Thanks Evan and Kai's replies. I must have missed something obvious. The "fully convolutional..." paper states that "We append a 1 x 1 convolution with channel
dimension 21 to predict scores for each of the PASCAL classes (including background) at each of the coarse output locations, followed by a deconvolution layer to bilinearly upsample the coarse outputs to pixel-dense outputs". That seems to say the input image blob of SoftMaxWithLoss should be: BatchSize x channel size (21) x H x W.
I also check the code in 'voc-fcn32s/net.py' and found:
n.score_fr = L.Convolution(n.drop7, num_output=21, kernel_size=1, pad=0,
param=[dict(lr_mult=1, decay_mult=1), dict(lr_mult=2, decay_mult=0)])
n.upscore = L.Deconvolution(n.score_fr,
convolution_param=dict(num_output=21, kernel_size=64, stride=32,
bias_term=False),
param=[dict(lr_mult=0)])
n.score = crop(n.upscore, n.data)
n.loss = L.SoftmaxWithLoss(n.score, n.label,
loss_param=dict(normalize=False, ignore_label=255))
which also seem to say the same thing.

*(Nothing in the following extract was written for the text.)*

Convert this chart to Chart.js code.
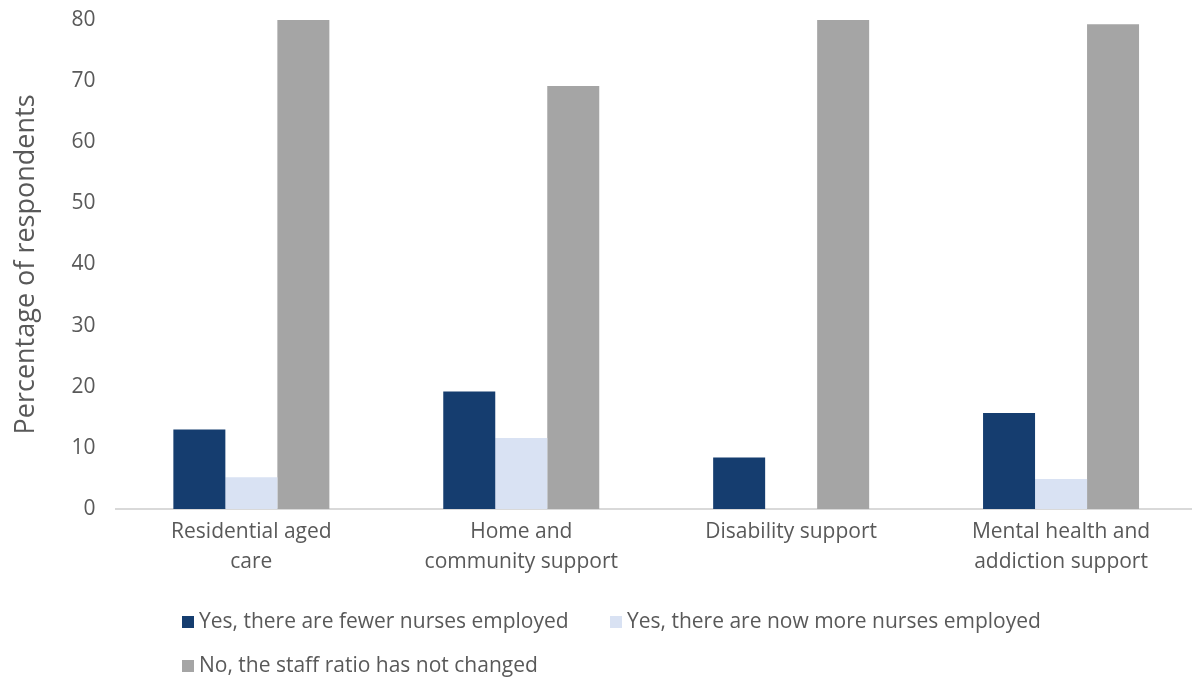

Then, if label has shape batchSize x 1 x H x W, then label shape does not match input image shape.
Actually I tried both cases for label shape: 1) batchSize x 1 x H x W (each entry is a integer for class), and 2) batchSize x numClasses x H x W (entry is binary, one hot). Both give me huge amount of "test net output #" screen logs then out of memory errors.
Any insights? ( guess I can change the output verbose level somehow but that's another question)